• **STORED DATA**
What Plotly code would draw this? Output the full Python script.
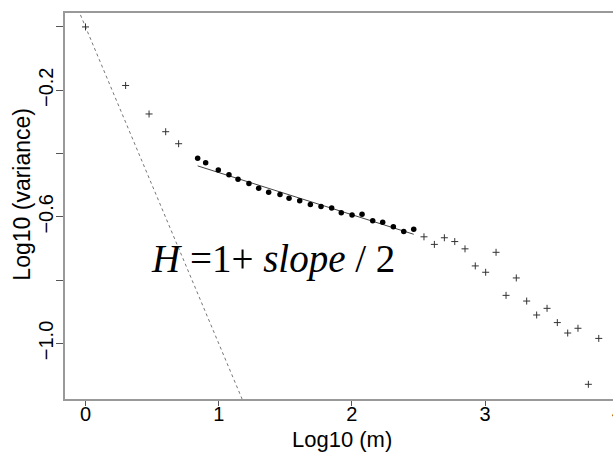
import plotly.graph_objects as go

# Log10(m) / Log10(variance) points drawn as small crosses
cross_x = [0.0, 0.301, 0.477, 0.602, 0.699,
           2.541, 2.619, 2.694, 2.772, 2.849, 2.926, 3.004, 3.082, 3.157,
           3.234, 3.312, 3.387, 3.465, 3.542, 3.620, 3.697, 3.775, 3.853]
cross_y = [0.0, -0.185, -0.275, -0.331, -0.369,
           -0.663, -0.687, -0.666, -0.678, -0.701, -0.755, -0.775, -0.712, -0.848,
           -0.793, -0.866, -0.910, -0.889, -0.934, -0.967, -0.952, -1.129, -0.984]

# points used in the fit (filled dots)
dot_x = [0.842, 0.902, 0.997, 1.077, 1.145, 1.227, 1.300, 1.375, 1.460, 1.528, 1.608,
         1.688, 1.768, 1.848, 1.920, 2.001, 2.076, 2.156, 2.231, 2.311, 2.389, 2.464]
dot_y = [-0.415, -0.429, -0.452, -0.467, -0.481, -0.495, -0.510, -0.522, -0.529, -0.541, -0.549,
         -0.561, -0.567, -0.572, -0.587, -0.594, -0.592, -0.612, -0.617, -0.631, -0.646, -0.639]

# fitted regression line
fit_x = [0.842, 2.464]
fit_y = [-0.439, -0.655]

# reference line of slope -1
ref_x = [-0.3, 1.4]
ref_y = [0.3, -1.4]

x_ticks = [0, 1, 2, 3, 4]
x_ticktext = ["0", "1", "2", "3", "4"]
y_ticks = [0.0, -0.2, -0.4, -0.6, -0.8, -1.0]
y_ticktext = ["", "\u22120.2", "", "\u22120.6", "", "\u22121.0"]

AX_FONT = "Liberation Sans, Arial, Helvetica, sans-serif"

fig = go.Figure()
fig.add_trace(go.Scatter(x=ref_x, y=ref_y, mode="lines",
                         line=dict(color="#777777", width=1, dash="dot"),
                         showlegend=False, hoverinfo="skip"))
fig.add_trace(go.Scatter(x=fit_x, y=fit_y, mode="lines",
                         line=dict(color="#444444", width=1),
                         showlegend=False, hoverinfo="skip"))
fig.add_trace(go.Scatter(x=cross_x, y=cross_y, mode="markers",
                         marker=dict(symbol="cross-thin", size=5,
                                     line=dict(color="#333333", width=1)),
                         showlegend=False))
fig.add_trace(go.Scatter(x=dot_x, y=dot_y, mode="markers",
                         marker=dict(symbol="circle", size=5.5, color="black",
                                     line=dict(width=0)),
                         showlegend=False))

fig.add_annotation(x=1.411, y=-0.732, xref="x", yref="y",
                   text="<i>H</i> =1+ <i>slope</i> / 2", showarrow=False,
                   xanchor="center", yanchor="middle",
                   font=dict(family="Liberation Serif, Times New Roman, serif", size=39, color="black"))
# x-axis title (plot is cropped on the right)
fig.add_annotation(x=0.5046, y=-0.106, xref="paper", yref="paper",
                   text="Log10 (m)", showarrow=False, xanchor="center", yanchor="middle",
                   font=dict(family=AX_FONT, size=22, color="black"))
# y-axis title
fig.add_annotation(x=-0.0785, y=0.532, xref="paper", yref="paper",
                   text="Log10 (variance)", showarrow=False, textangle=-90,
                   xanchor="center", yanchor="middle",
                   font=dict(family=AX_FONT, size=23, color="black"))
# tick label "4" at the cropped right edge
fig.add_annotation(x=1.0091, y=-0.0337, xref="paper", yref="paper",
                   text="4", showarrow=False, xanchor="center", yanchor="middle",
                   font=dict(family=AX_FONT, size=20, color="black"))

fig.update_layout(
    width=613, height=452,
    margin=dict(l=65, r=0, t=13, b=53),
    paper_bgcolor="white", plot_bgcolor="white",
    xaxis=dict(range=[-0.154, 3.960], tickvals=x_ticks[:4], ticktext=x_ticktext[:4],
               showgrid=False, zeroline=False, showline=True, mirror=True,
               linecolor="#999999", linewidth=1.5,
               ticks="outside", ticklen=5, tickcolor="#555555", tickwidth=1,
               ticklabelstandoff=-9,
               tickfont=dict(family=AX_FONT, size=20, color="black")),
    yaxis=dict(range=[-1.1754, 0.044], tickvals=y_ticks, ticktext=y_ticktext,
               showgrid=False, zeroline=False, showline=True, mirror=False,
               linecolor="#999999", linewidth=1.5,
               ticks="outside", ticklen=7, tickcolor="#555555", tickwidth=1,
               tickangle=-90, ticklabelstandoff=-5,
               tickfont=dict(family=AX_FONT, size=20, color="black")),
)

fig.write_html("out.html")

• **WHAT YOU ARE ASKED TO DO**
Write the listing above out again exactly, dropping each image.

• **RESULT FOR THIS EXERCISE**
What Plotly code would draw this? Output the full Python script.
import plotly.graph_objects as go

# Log10(m) / Log10(variance) points drawn as small crosses
cross_x = [0.0, 0.301, 0.477, 0.602, 0.699,
           2.541, 2.619, 2.694, 2.772, 2.849, 2.926, 3.004, 3.082, 3.157,
           3.234, 3.312, 3.387, 3.465, 3.542, 3.620, 3.697, 3.775, 3.853]
cross_y = [0.0, -0.185, -0.275, -0.331, -0.369,
           -0.663, -0.687, -0.666, -0.678, -0.701, -0.755, -0.775, -0.712, -0.848,
           -0.793, -0.866, -0.910, -0.889, -0.934, -0.967, -0.952, -1.129, -0.984]

# points used in the fit (filled dots)
dot_x = [0.842, 0.902, 0.997, 1.077, 1.145, 1.227, 1.300, 1.375, 1.460, 1.528, 1.608,
         1.688, 1.768, 1.848, 1.920, 2.001, 2.076, 2.156, 2.231, 2.311, 2.389, 2.464]
dot_y = [-0.415, -0.429, -0.452, -0.467, -0.481, -0.495, -0.510, -0.522, -0.529, -0.541, -0.549,
         -0.561, -0.567, -0.572, -0.587, -0.594, -0.592, -0.612, -0.617, -0.631, -0.646, -0.639]

# fitted regression line
fit_x = [0.842, 2.464]
fit_y = [-0.439, -0.655]

# reference line of slope -1
ref_x = [-0.3, 1.4]
ref_y = [0.3, -1.4]

x_ticks = [0, 1, 2, 3, 4]
x_ticktext = ["0", "1", "2", "3", "4"]
y_ticks = [0.0, -0.2, -0.4, -0.6, -0.8, -1.0]
y_ticktext = ["", "\u22120.2", "", "\u22120.6", "", "\u22121.0"]

AX_FONT = "Liberation Sans, Arial, Helvetica, sans-serif"

fig = go.Figure()
fig.add_trace(go.Scatter(x=ref_x, y=ref_y, mode="lines",
                         line=dict(color="#777777", width=1, dash="dot"),
                         showlegend=False, hoverinfo="skip"))
fig.add_trace(go.Scatter(x=fit_x, y=fit_y, mode="lines",
                         line=dict(color="#444444", width=1),
                         showlegend=False, hoverinfo="skip"))
fig.add_trace(go.Scatter(x=cross_x, y=cross_y, mode="markers",
                         marker=dict(symbol="cross-thin", size=5,
                                     line=dict(color="#333333", width=1)),
                         showlegend=False))
fig.add_trace(go.Scatter(x=dot_x, y=dot_y, mode="markers",
                         marker=dict(symbol="circle", size=5.5, color="black",
                                     line=dict(width=0)),
                         showlegend=False))

fig.add_annotation(x=1.411, y=-0.732, xref="x", yref="y",
                   text="<i>H</i> =1+ <i>slope</i> / 2", showarrow=False,
                   xanchor="center", yanchor="middle",
                   font=dict(family="Liberation Serif, Times New Roman, serif", size=39, color="black"))
# x-axis title (plot is cropped on the right)
fig.add_annotation(x=0.5046, y=-0.106, xref="paper", yref="paper",
                   text="Log10 (m)", showarrow=False, xanchor="center", yanchor="middle",
                   font=dict(family=AX_FONT, size=22, color="black"))
# y-axis title
fig.add_annotation(x=-0.0785, y=0.532, xref="paper", yref="paper",
                   text="Log10 (variance)", showarrow=False, textangle=-90,
                   xanchor="center", yanchor="middle",
                   font=dict(family=AX_FONT, size=23, color="black"))
# tick label "4" at the cropped right edge
fig.add_annotation(x=1.0091, y=-0.0337, xref="paper", yref="paper",
                   text="4", showarrow=False, xanchor="center", yanchor="middle",
                   font=dict(family=AX_FONT, size=20, color="black"))

fig.update_layout(
    width=613, height=452,
    margin=dict(l=65, r=0, t=13, b=53),
    paper_bgcolor="white", plot_bgcolor="white",
    xaxis=dict(range=[-0.154, 3.960], tickvals=x_ticks[:4], ticktext=x_ticktext[:4],
               showgrid=False, zeroline=False, showline=True, mirror=True,
               linecolor="#999999", linewidth=1.5,
               ticks="outside", ticklen=5, tickcolor="#555555", tickwidth=1,
               ticklabelstandoff=-9,
               tickfont=dict(family=AX_FONT, size=20, color="black")),
    yaxis=dict(range=[-1.1754, 0.044], tickvals=y_ticks, ticktext=y_ticktext,
               showgrid=False, zeroline=False, showline=True, mirror=False,
               linecolor="#999999", linewidth=1.5,
               ticks="outside", ticklen=7, tickcolor="#555555", tickwidth=1,
               tickangle=-90, ticklabelstandoff=-5,
               tickfont=dict(family=AX_FONT, size=20, color="black")),
)

fig.write_html("out.html")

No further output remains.